- EXERCISE INSTRUCTIONS
Keep only the lines of the data below that contain "matplotlib", and copy them.

- SOURCE EXCERPT
-- START --

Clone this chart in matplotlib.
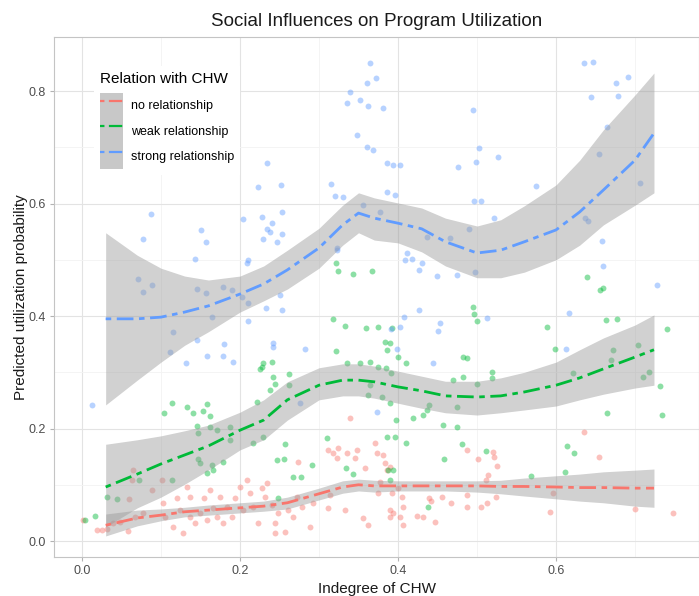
import matplotlib
matplotlib.use("Agg")
import matplotlib.pyplot as plt
from matplotlib.lines import Line2D
from matplotlib.patches import Patch
import numpy as np

plt.rcParams['font.family'] = ['Liberation Sans', 'DejaVu Sans']

# ---------------- data ----------------
groups = ["no relationship", "weak relationship", "strong relationship"]
colors = ["#F8766D", "#00BA38", "#619CFF"]

# scatter points
no_x = [0.001, 0.019, 0.025, 0.032, 0.039, 0.048, 0.058, 0.065, 0.063, 0.059, 0.067, 0.077, 0.089, 0.101,
        0.103, 0.105, 0.115, 0.120, 0.124, 0.133, 0.137, 0.137, 0.143, 0.149, 0.154, 0.158, 0.162, 0.166,
        0.171, 0.175, 0.178, 0.184, 0.190, 0.194, 0.200, 0.204, 0.209, 0.213, 0.216, 0.223, 0.228, 0.232,
        0.234, 0.241, 0.244, 0.244, 0.248, 0.257, 0.261, 0.267, 0.272, 0.273, 0.278, 0.289, 0.292, 0.311,
        0.314, 0.318, 0.323, 0.324, 0.311, 0.333, 0.335, 0.339, 0.346, 0.348, 0.358, 0.362, 0.371, 0.373,
        0.375, 0.377, 0.384, 0.386, 0.392, 0.394, 0.400, 0.356, 0.128, 0.381, 0.390, 0.405, 0.406, 0.390,
        0.390, 0.403, 0.406, 0.424, 0.432, 0.439, 0.442, 0.447, 0.456, 0.467, 0.487, 0.501, 0.520, 0.522,
        0.525, 0.514, 0.511, 0.487, 0.487, 0.505, 0.513, 0.524, 0.592, 0.596, 0.635, 0.654, 0.700, 0.748]
no_y = [0.037, 0.020, 0.020, 0.021, 0.032, 0.034, 0.018, 0.126, 0.108, 0.075, 0.043, 0.050, 0.091, 0.108,
        0.068, 0.043, 0.025, 0.076, 0.055, 0.096, 0.078, 0.043, 0.032, 0.050, 0.076, 0.037, 0.091, 0.059,
        0.043, 0.078, 0.032, 0.060, 0.043, 0.076, 0.096, 0.055, 0.108, 0.085, 0.060, 0.032, 0.094, 0.078,
        0.103, 0.064, 0.032, 0.014, 0.050, 0.016, 0.055, 0.043, 0.078, 0.140, 0.060, 0.025, 0.068, 0.162,
        0.082, 0.156, 0.148, 0.165, 0.059, 0.055, 0.156, 0.219, 0.148, 0.162, 0.130, 0.028, 0.174, 0.156,
        0.085, 0.105, 0.139, 0.126, 0.085, 0.050, 0.094, 0.041, 0.014, 0.153, 0.132, 0.078, 0.060, 0.055,
        0.043, 0.043, 0.028, 0.044, 0.043, 0.076, 0.071, 0.034, 0.078, 0.068, 0.162, 0.146, 0.158, 0.149,
        0.133, 0.117, 0.108, 0.082, 0.060, 0.060, 0.068, 0.078, 0.052, 0.085, 0.194, 0.149, 0.057, 0.050]

weak_x = [0.322, 0.324, 0.343, 0.367, 0.318, 0.333, 0.360, 0.375, 0.392, 0.322, 0.386, 0.390, 0.400, 0.335,
          0.352, 0.365, 0.375, 0.385, 0.229, 0.228, 0.225, 0.241, 0.242, 0.244, 0.238, 0.262, 0.262, 0.222,
          0.365, 0.362, 0.380, 0.390, 0.397, 0.386, 0.396, 0.114, 0.104, 0.133, 0.141, 0.153, 0.158, 0.162,
          0.146, 0.147, 0.162, 0.171, 0.187, 0.187, 0.216, 0.229, 0.257, 0.247, 0.256, 0.147, 0.149, 0.178,
          0.165, 0.158, 0.166, 0.267, 0.277, 0.291, 0.310, 0.334, 0.343, 0.032, 0.044, 0.072, 0.114, 0.248,
          0.016, 0.004, 0.387, 0.394, 0.390, 0.639, 0.656, 0.660, 0.495, 0.496, 0.500, 0.589, 0.663, 0.677,
          0.741, 0.599, 0.384, 0.410, 0.482, 0.487, 0.672, 0.670, 0.704, 0.391, 0.470, 0.482, 0.519, 0.519,
          0.500, 0.622, 0.718, 0.710, 0.732, 0.439, 0.437, 0.432, 0.419, 0.475, 0.665, 0.734, 0.457, 0.475,
          0.410, 0.481, 0.614, 0.623, 0.511, 0.458, 0.611, 0.568, 0.438]
weak_y = [0.494, 0.480, 0.475, 0.480, 0.395, 0.382, 0.379, 0.380, 0.379, 0.338, 0.340, 0.352, 0.327, 0.316,
          0.316, 0.318, 0.309, 0.308, 0.316, 0.309, 0.306, 0.318, 0.292, 0.279, 0.268, 0.297, 0.277, 0.247,
          0.277, 0.260, 0.256, 0.245, 0.215, 0.185, 0.185, 0.245, 0.228, 0.238, 0.228, 0.231, 0.244, 0.222,
          0.204, 0.192, 0.203, 0.197, 0.203, 0.180, 0.174, 0.185, 0.172, 0.144, 0.146, 0.146, 0.139, 0.140,
          0.135, 0.121, 0.126, 0.114, 0.114, 0.135, 0.183, 0.130, 0.119, 0.078, 0.075, 0.108, 0.108, 0.076,
          0.044, 0.037, 0.126, 0.126, 0.108, 0.469, 0.446, 0.450, 0.416, 0.404, 0.391, 0.380, 0.393, 0.395,
          0.377, 0.341, 0.354, 0.316, 0.327, 0.325, 0.340, 0.322, 0.349, 0.299, 0.286, 0.292, 0.300, 0.290,
          0.279, 0.299, 0.300, 0.292, 0.276, 0.242, 0.233, 0.224, 0.219, 0.238, 0.228, 0.224, 0.206, 0.203,
          0.174, 0.172, 0.169, 0.156, 0.160, 0.146, 0.123, 0.116, 0.060]

strong_x = [0.365, 0.361, 0.372, 0.339, 0.335, 0.352, 0.362, 0.381, 0.348, 0.361, 0.368, 0.234, 0.386, 0.394,
            0.223, 0.252, 0.315, 0.320, 0.330, 0.386, 0.396, 0.087, 0.228, 0.253, 0.204, 0.241, 0.234, 0.238,
            0.253, 0.077, 0.151, 0.157, 0.229, 0.247, 0.143, 0.210, 0.323, 0.356, 0.377, 0.636, 0.647, 0.676,
            0.691, 0.644, 0.679, 0.665, 0.495, 0.503, 0.527, 0.476, 0.499, 0.403, 0.575, 0.496, 0.505, 0.522,
            0.655, 0.706, 0.637, 0.641, 0.490, 0.437, 0.466, 0.658, 0.411, 0.409, 0.418, 0.430, 0.427, 0.449,
            0.475, 0.497, 0.659, 0.209, 0.071, 0.089, 0.077, 0.146, 0.157, 0.178, 0.190, 0.203, 0.210, 0.233,
            0.253, 0.251, 0.165, 0.210, 0.115, 0.146, 0.180, 0.242, 0.242, 0.282, 0.111, 0.158, 0.178, 0.132,
            0.191, 0.013, 0.276, 0.373, 0.323, 0.427, 0.408, 0.391, 0.403, 0.453, 0.451, 0.513, 0.616, 0.399,
            0.444, 0.613, 0.728]
strong_y = [0.850, 0.814, 0.823, 0.798, 0.779, 0.784, 0.773, 0.770, 0.722, 0.700, 0.695, 0.672, 0.672, 0.668,
            0.629, 0.633, 0.635, 0.613, 0.612, 0.620, 0.615, 0.581, 0.576, 0.585, 0.572, 0.565, 0.555, 0.549,
            0.546, 0.537, 0.553, 0.532, 0.537, 0.532, 0.501, 0.500, 0.521, 0.597, 0.585, 0.850, 0.852, 0.814,
            0.825, 0.789, 0.791, 0.736, 0.766, 0.699, 0.683, 0.665, 0.674, 0.668, 0.631, 0.605, 0.605, 0.574,
            0.688, 0.637, 0.574, 0.569, 0.555, 0.541, 0.539, 0.533, 0.512, 0.500, 0.501, 0.494, 0.482, 0.471,
            0.473, 0.478, 0.489, 0.494, 0.466, 0.455, 0.443, 0.448, 0.441, 0.452, 0.446, 0.434, 0.423, 0.414,
            0.411, 0.437, 0.398, 0.391, 0.372, 0.357, 0.350, 0.352, 0.345, 0.341, 0.336, 0.329, 0.329, 0.316,
            0.318, 0.242, 0.245, 0.229, 0.517, 0.411, 0.398, 0.377, 0.380, 0.388, 0.373, 0.396, 0.405, 0.341,
            0.316, 0.341, 0.455]

# smoothed fits
fit_x = [0.03, 0.07, 0.10, 0.13, 0.16, 0.20, 0.23, 0.26, 0.30, 0.33, 0.35, 0.37, 0.40, 0.43, 0.46, 0.50,
         0.53, 0.56, 0.60, 0.63, 0.66, 0.70, 0.724]
no_fit = [0.028, 0.041, 0.046, 0.052, 0.055, 0.059, 0.062, 0.068, 0.084, 0.096, 0.100, 0.098, 0.098, 0.098,
          0.098, 0.098, 0.097, 0.097, 0.096, 0.095, 0.095, 0.094, 0.094]
no_hi = [0.048, 0.055, 0.057, 0.060, 0.064, 0.068, 0.071, 0.078, 0.094, 0.107, 0.110, 0.108, 0.107, 0.107,
         0.107, 0.107, 0.108, 0.112, 0.116, 0.119, 0.123, 0.126, 0.128]
no_lo = [0.009, 0.027, 0.036, 0.043, 0.046, 0.050, 0.053, 0.057, 0.073, 0.085, 0.089, 0.087, 0.089, 0.089,
         0.089, 0.087, 0.084, 0.080, 0.075, 0.071, 0.068, 0.062, 0.060]
weak_fit = [0.096, 0.119, 0.137, 0.153, 0.169, 0.197, 0.215, 0.251, 0.277, 0.286, 0.286, 0.283, 0.274, 0.267,
            0.258, 0.256, 0.258, 0.265, 0.277, 0.290, 0.306, 0.327, 0.340]
weak_hi = [0.172, 0.180, 0.187, 0.196, 0.206, 0.229, 0.251, 0.283, 0.308, 0.315, 0.315, 0.311, 0.302, 0.293,
           0.284, 0.284, 0.290, 0.300, 0.318, 0.340, 0.361, 0.384, 0.402]
weak_lo = [0.025, 0.059, 0.078, 0.101, 0.126, 0.162, 0.180, 0.215, 0.251, 0.258, 0.258, 0.254, 0.245, 0.236,
           0.228, 0.224, 0.228, 0.233, 0.240, 0.251, 0.261, 0.272, 0.277]
strong_fit = [0.395, 0.395, 0.398, 0.407, 0.418, 0.439, 0.457, 0.482, 0.521, 0.562, 0.583, 0.574, 0.565, 0.555,
              0.532, 0.512, 0.517, 0.532, 0.553, 0.585, 0.624, 0.677, 0.725]
strong_hi = [0.548, 0.508, 0.485, 0.471, 0.464, 0.471, 0.489, 0.517, 0.556, 0.597, 0.619, 0.610, 0.601, 0.592,
             0.574, 0.560, 0.571, 0.596, 0.633, 0.677, 0.731, 0.793, 0.832]
strong_lo = [0.242, 0.286, 0.318, 0.348, 0.372, 0.407, 0.427, 0.448, 0.485, 0.526, 0.548, 0.535, 0.530, 0.514,
             0.489, 0.468, 0.468, 0.478, 0.500, 0.526, 0.562, 0.597, 0.619]

x_ticks = [0.0, 0.2, 0.4, 0.6]
y_ticks = [0.0, 0.2, 0.4, 0.6, 0.8]

# ---------------- plot ----------------
fig = plt.figure(figsize=(6.99, 5.96), dpi=100)
ax = fig.add_axes([54 / 699, 39 / 596, 645 / 699, 520 / 596])

pts = [(no_x, no_y), (weak_x, weak_y), (strong_x, strong_y)]
fits = [(no_fit, no_hi, no_lo), (weak_fit, weak_hi, weak_lo), (strong_fit, strong_hi, strong_lo)]

for (px, py), c in zip(pts, colors):
    ax.scatter(px, py, s=18, color=c, alpha=0.45, linewidths=0, zorder=2)

dash = (2, 2, 6, 2)
for (f, hi, lo), c in zip(fits, colors):
    ax.fill_between(fit_x, lo, hi, color="#999999", alpha=0.45, linewidth=0, zorder=3)
for (f, hi, lo), c in zip(fits, colors):
    ax.plot(fit_x, f, color=c, lw=2.0, dashes=dash, zorder=4)

ax.set_xlim(-0.0354, 0.781)
ax.set_ylim(-0.0284, 0.896)
ax.set_xticks(x_ticks)
ax.set_yticks(y_ticks)
ax.set_xticks([0.1, 0.3, 0.5, 0.7], minor=True)
ax.set_yticks([0.1, 0.3, 0.5, 0.7], minor=True)
ax.set_xticklabels([f"{v:.1f}" for v in x_ticks])
ax.set_yticklabels([f"{v:.1f}" for v in y_ticks])
ax.grid(which="major", color="#E3E3E3", lw=0.8, zorder=0)
ax.grid(which="minor", color="#F3F3F3", lw=0.6, zorder=0)
ax.set_axisbelow(True)
ax.tick_params(which="major", length=3, color="#B3B3B3", labelcolor="#4D4D4D", labelsize=9, pad=3)
ax.tick_params(which="minor", length=0)
for s in ax.spines.values():
    s.set_color("#C4C4C4")
    s.set_linewidth(0.8)

ax.set_xlabel("Indegree of CHW", fontsize=11, color="#1A1A1A", labelpad=3)
ax.set_ylabel("Predicted utilization probability", fontsize=11, color="#1A1A1A", labelpad=0.5)
ax.set_title("Social Influences on Program Utilization", fontsize=13.5, color="#1A1A1A", pad=8)

handles = []
for c in colors:
    handles.append((Patch(facecolor="#C8C8C8", edgecolor="none"),
                    Line2D([], [], color=c, lw=1.6, dashes=dash)))
leg = ax.legend(handles, groups, title="Relation with CHW", loc="upper left",
                bbox_to_anchor=(0.052, 0.957), fontsize=9, title_fontsize=11,
                frameon=True, fancybox=False, framealpha=1, edgecolor="none",
                handlelength=1.85, handleheight=2.75, labelspacing=0.0, handletextpad=0.6,
                borderpad=0.5)
leg._legend_box.align = "left"
leg._legend_box.sep = 5
leg.get_frame().set_facecolor("white")

fig.savefig("out.png", dpi=100)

-- END --

- IN RESPONSE
Clone this chart in matplotlib.
import matplotlib
matplotlib.use("Agg")
import matplotlib.pyplot as plt
from matplotlib.lines import Line2D
from matplotlib.patches import Patch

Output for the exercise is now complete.